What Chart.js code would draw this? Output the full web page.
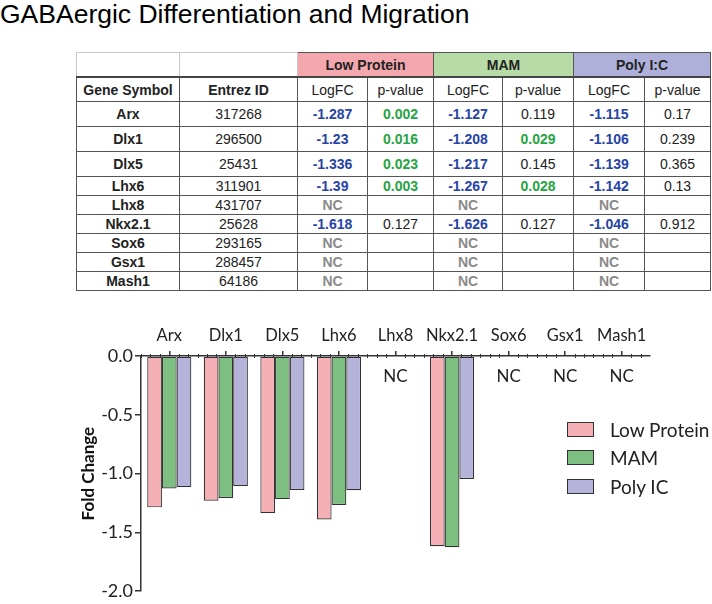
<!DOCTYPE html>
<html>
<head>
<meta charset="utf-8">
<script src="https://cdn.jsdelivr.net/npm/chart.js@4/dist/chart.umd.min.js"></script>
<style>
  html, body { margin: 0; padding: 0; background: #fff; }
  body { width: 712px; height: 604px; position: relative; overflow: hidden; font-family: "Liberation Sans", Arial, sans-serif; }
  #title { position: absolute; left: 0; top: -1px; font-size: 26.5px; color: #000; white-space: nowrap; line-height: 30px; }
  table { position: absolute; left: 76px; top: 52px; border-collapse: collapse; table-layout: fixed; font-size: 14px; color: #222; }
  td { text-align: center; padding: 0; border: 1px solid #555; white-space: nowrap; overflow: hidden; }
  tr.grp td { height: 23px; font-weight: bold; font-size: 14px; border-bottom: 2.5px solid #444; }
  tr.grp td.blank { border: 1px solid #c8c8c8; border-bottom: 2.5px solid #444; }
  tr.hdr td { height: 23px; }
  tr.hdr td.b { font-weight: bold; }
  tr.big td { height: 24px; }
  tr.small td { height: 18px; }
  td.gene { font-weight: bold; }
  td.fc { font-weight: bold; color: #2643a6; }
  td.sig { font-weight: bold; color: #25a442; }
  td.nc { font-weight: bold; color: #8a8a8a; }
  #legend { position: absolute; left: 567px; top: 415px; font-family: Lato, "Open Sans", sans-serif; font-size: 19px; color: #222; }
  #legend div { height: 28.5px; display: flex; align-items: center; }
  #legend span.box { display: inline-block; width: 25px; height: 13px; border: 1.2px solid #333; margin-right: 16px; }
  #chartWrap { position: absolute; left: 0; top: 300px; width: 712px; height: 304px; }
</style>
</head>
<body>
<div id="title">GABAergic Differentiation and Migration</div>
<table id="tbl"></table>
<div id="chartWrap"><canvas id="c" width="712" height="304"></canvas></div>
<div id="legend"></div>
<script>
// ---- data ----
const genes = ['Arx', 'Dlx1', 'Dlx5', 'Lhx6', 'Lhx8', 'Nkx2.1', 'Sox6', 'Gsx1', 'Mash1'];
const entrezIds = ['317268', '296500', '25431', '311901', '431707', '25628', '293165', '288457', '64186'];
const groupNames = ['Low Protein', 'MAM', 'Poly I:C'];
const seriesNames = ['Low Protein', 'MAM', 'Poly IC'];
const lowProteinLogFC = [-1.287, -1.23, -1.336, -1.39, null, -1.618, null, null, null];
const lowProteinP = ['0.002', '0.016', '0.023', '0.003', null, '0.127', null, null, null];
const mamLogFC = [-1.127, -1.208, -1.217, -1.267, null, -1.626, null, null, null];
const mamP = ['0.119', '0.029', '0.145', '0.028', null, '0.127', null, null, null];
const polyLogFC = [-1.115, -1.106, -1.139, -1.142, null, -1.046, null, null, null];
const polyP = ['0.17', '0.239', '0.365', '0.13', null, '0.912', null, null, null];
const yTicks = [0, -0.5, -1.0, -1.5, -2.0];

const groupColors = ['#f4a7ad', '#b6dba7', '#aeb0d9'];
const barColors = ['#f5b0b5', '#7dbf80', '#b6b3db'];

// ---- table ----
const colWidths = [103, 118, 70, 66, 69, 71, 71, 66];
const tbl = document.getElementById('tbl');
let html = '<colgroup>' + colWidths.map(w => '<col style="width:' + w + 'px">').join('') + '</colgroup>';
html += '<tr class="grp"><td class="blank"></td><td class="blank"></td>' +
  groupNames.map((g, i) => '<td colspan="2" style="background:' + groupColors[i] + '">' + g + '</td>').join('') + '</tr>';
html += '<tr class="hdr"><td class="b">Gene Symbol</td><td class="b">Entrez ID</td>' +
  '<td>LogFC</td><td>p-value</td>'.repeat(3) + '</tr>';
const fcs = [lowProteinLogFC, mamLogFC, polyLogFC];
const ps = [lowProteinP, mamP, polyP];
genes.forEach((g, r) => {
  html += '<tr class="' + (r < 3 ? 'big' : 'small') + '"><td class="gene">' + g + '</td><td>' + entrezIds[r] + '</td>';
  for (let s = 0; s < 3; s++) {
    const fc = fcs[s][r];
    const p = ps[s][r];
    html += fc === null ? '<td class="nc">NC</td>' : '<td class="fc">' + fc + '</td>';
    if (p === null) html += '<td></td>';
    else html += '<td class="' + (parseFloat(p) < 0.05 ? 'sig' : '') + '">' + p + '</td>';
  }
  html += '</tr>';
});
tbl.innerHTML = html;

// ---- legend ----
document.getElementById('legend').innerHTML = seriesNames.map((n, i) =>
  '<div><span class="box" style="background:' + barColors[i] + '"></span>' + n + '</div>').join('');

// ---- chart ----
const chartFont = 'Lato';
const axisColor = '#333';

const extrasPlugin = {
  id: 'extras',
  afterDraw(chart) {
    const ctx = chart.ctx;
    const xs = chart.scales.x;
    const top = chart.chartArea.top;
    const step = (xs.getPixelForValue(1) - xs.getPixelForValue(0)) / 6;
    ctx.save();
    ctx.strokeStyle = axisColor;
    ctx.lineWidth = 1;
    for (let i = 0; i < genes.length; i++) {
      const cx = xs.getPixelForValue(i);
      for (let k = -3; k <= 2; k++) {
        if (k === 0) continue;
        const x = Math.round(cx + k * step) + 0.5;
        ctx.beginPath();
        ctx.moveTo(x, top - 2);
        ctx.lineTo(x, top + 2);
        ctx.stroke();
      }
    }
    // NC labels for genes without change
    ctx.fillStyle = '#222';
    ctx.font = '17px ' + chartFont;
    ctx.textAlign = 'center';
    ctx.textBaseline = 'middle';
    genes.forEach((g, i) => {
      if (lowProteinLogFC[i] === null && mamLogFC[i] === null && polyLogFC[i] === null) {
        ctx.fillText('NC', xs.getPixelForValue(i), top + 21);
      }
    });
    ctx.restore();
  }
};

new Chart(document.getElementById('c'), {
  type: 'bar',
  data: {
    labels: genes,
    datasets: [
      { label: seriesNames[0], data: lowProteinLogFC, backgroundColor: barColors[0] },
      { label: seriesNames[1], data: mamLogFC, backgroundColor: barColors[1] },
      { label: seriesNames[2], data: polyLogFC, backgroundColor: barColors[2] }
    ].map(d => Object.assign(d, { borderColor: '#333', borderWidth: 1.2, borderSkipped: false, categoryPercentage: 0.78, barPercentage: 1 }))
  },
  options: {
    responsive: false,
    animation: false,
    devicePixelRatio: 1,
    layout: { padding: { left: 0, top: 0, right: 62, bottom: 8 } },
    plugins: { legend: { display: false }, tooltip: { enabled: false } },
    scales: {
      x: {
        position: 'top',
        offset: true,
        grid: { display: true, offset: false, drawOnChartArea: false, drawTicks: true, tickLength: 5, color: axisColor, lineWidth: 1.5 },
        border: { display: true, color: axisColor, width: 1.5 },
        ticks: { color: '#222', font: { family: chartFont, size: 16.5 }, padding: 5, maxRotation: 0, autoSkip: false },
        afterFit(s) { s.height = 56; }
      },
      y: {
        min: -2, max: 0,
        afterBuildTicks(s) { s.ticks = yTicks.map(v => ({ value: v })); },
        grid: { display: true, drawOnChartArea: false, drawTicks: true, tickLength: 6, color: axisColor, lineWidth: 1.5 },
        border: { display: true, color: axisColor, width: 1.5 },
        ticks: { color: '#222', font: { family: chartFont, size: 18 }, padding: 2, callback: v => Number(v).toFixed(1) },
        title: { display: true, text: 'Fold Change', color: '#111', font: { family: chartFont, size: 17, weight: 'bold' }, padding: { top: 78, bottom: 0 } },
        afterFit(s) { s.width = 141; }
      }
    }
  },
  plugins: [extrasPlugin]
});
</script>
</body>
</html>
....................
* [GIVEN INSTRUCTION]:
Quote in full the listing given above; the images are to be left out.

* [RESULT BELOW]:
What Chart.js code would draw this? Output the full web page.
<!DOCTYPE html>
<html>
<head>
<meta charset="utf-8">
<script src="https://cdn.jsdelivr.net/npm/chart.js@4/dist/chart.umd.min.js"></script>
<style>
  html, body { margin: 0; padding: 0; background: #fff; }
  body { width: 712px; height: 604px; position: relative; overflow: hidden; font-family: "Liberation Sans", Arial, sans-serif; }
  #title { position: absolute; left: 0; top: -1px; font-size: 26.5px; color: #000; white-space: nowrap; line-height: 30px; }
  table { position: absolute; left: 76px; top: 52px; border-collapse: collapse; table-layout: fixed; font-size: 14px; color: #222; }
  td { text-align: center; padding: 0; border: 1px solid #555; white-space: nowrap; overflow: hidden; }
  tr.grp td { height: 23px; font-weight: bold; font-size: 14px; border-bottom: 2.5px solid #444; }
  tr.grp td.blank { border: 1px solid #c8c8c8; border-bottom: 2.5px solid #444; }
  tr.hdr td { height: 23px; }
  tr.hdr td.b { font-weight: bold; }
  tr.big td { height: 24px; }
  tr.small td { height: 18px; }
  td.gene { font-weight: bold; }
  td.fc { font-weight: bold; color: #2643a6; }
  td.sig { font-weight: bold; color: #25a442; }
  td.nc { font-weight: bold; color: #8a8a8a; }
  #legend { position: absolute; left: 567px; top: 415px; font-family: Lato, "Open Sans", sans-serif; font-size: 19px; color: #222; }
  #legend div { height: 28.5px; display: flex; align-items: center; }
  #legend span.box { display: inline-block; width: 25px; height: 13px; border: 1.2px solid #333; margin-right: 16px; }
  #chartWrap { position: absolute; left: 0; top: 300px; width: 712px; height: 304px; }
</style>
</head>
<body>
<div id="title">GABAergic Differentiation and Migration</div>
<table id="tbl"></table>
<div id="chartWrap"><canvas id="c" width="712" height="304"></canvas></div>
<div id="legend"></div>
<script>
// ---- data ----
const genes = ['Arx', 'Dlx1', 'Dlx5', 'Lhx6', 'Lhx8', 'Nkx2.1', 'Sox6', 'Gsx1', 'Mash1'];
const entrezIds = ['317268', '296500', '25431', '311901', '431707', '25628', '293165', '288457', '64186'];
const groupNames = ['Low Protein', 'MAM', 'Poly I:C'];
const seriesNames = ['Low Protein', 'MAM', 'Poly IC'];
const lowProteinLogFC = [-1.287, -1.23, -1.336, -1.39, null, -1.618, null, null, null];
const lowProteinP = ['0.002', '0.016', '0.023', '0.003', null, '0.127', null, null, null];
const mamLogFC = [-1.127, -1.208, -1.217, -1.267, null, -1.626, null, null, null];
const mamP = ['0.119', '0.029', '0.145', '0.028', null, '0.127', null, null, null];
const polyLogFC = [-1.115, -1.106, -1.139, -1.142, null, -1.046, null, null, null];
const polyP = ['0.17', '0.239', '0.365', '0.13', null, '0.912', null, null, null];
const yTicks = [0, -0.5, -1.0, -1.5, -2.0];

const groupColors = ['#f4a7ad', '#b6dba7', '#aeb0d9'];
const barColors = ['#f5b0b5', '#7dbf80', '#b6b3db'];

// ---- table ----
const colWidths = [103, 118, 70, 66, 69, 71, 71, 66];
const tbl = document.getElementById('tbl');
let html = '<colgroup>' + colWidths.map(w => '<col style="width:' + w + 'px">').join('') + '</colgroup>';
html += '<tr class="grp"><td class="blank"></td><td class="blank"></td>' +
  groupNames.map((g, i) => '<td colspan="2" style="background:' + groupColors[i] + '">' + g + '</td>').join('') + '</tr>';
html += '<tr class="hdr"><td class="b">Gene Symbol</td><td class="b">Entrez ID</td>' +
  '<td>LogFC</td><td>p-value</td>'.repeat(3) + '</tr>';
const fcs = [lowProteinLogFC, mamLogFC, polyLogFC];
const ps = [lowProteinP, mamP, polyP];
genes.forEach((g, r) => {
  html += '<tr class="' + (r < 3 ? 'big' : 'small') + '"><td class="gene">' + g + '</td><td>' + entrezIds[r] + '</td>';
  for (let s = 0; s < 3; s++) {
    const fc = fcs[s][r];
    const p = ps[s][r];
    html += fc === null ? '<td class="nc">NC</td>' : '<td class="fc">' + fc + '</td>';
    if (p === null) html += '<td></td>';
    else html += '<td class="' + (parseFloat(p) < 0.05 ? 'sig' : '') + '">' + p + '</td>';
  }
  html += '</tr>';
});
tbl.innerHTML = html;

// ---- legend ----
document.getElementById('legend').innerHTML = seriesNames.map((n, i) =>
  '<div><span class="box" style="background:' + barColors[i] + '"></span>' + n + '</div>').join('');

// ---- chart ----
const chartFont = 'Lato';
const axisColor = '#333';

const extrasPlugin = {
  id: 'extras',
  afterDraw(chart) {
    const ctx = chart.ctx;
    const xs = chart.scales.x;
    const top = chart.chartArea.top;
    const step = (xs.getPixelForValue(1) - xs.getPixelForValue(0)) / 6;
    ctx.save();
    ctx.strokeStyle = axisColor;
    ctx.lineWidth = 1;
    for (let i = 0; i < genes.length; i++) {
      const cx = xs.getPixelForValue(i);
      for (let k = -3; k <= 2; k++) {
        if (k === 0) continue;
        const x = Math.round(cx + k * step) + 0.5;
        ctx.beginPath();
        ctx.moveTo(x, top - 2);
        ctx.lineTo(x, top + 2);
        ctx.stroke();
      }
    }
    // NC labels for genes without change
    ctx.fillStyle = '#222';
    ctx.font = '17px ' + chartFont;
    ctx.textAlign = 'center';
    ctx.textBaseline = 'middle';
    genes.forEach((g, i) => {
      if (lowProteinLogFC[i] === null && mamLogFC[i] === null && polyLogFC[i] === null) {
        ctx.fillText('NC', xs.getPixelForValue(i), top + 21);
      }
    });
    ctx.restore();
  }
};

new Chart(document.getElementById('c'), {
  type: 'bar',
  data: {
    labels: genes,
    datasets: [
      { label: seriesNames[0], data: lowProteinLogFC, backgroundColor: barColors[0] },
      { label: seriesNames[1], data: mamLogFC, backgroundColor: barColors[1] },
      { label: seriesNames[2], data: polyLogFC, backgroundColor: barColors[2] }
    ].map(d => Object.assign(d, { borderColor: '#333', borderWidth: 1.2, borderSkipped: false, categoryPercentage: 0.78, barPercentage: 1 }))
  },
  options: {
    responsive: false,
    animation: false,
    devicePixelRatio: 1,
    layout: { padding: { left: 0, top: 0, right: 62, bottom: 8 } },
    plugins: { legend: { display: false }, tooltip: { enabled: false } },
    scales: {
      x: {
        position: 'top',
        offset: true,
        grid: { display: true, offset: false, drawOnChartArea: false, drawTicks: true, tickLength: 5, color: axisColor, lineWidth: 1.5 },
        border: { display: true, color: axisColor, width: 1.5 },
        ticks: { color: '#222', font: { family: chartFont, size: 16.5 }, padding: 5, maxRotation: 0, autoSkip: false },
        afterFit(s) { s.height = 56; }
      },
      y: {
        min: -2, max: 0,
        afterBuildTicks(s) { s.ticks = yTicks.map(v => ({ value: v })); },
        grid: { display: true, drawOnChartArea: false, drawTicks: true, tickLength: 6, color: axisColor, lineWidth: 1.5 },
        border: { display: true, color: axisColor, width: 1.5 },
        ticks: { color: '#222', font: { family: chartFont, size: 18 }, padding: 2, callback: v => Number(v).toFixed(1) },
        title: { display: true, text: 'Fold Change', color: '#111', font: { family: chartFont, size: 17, weight: 'bold' }, padding: { top: 78, bottom: 0 } },
        afterFit(s) { s.width = 141; }
      }
    }
  },
  plugins: [extrasPlugin]
});
</script>
</body>
</html>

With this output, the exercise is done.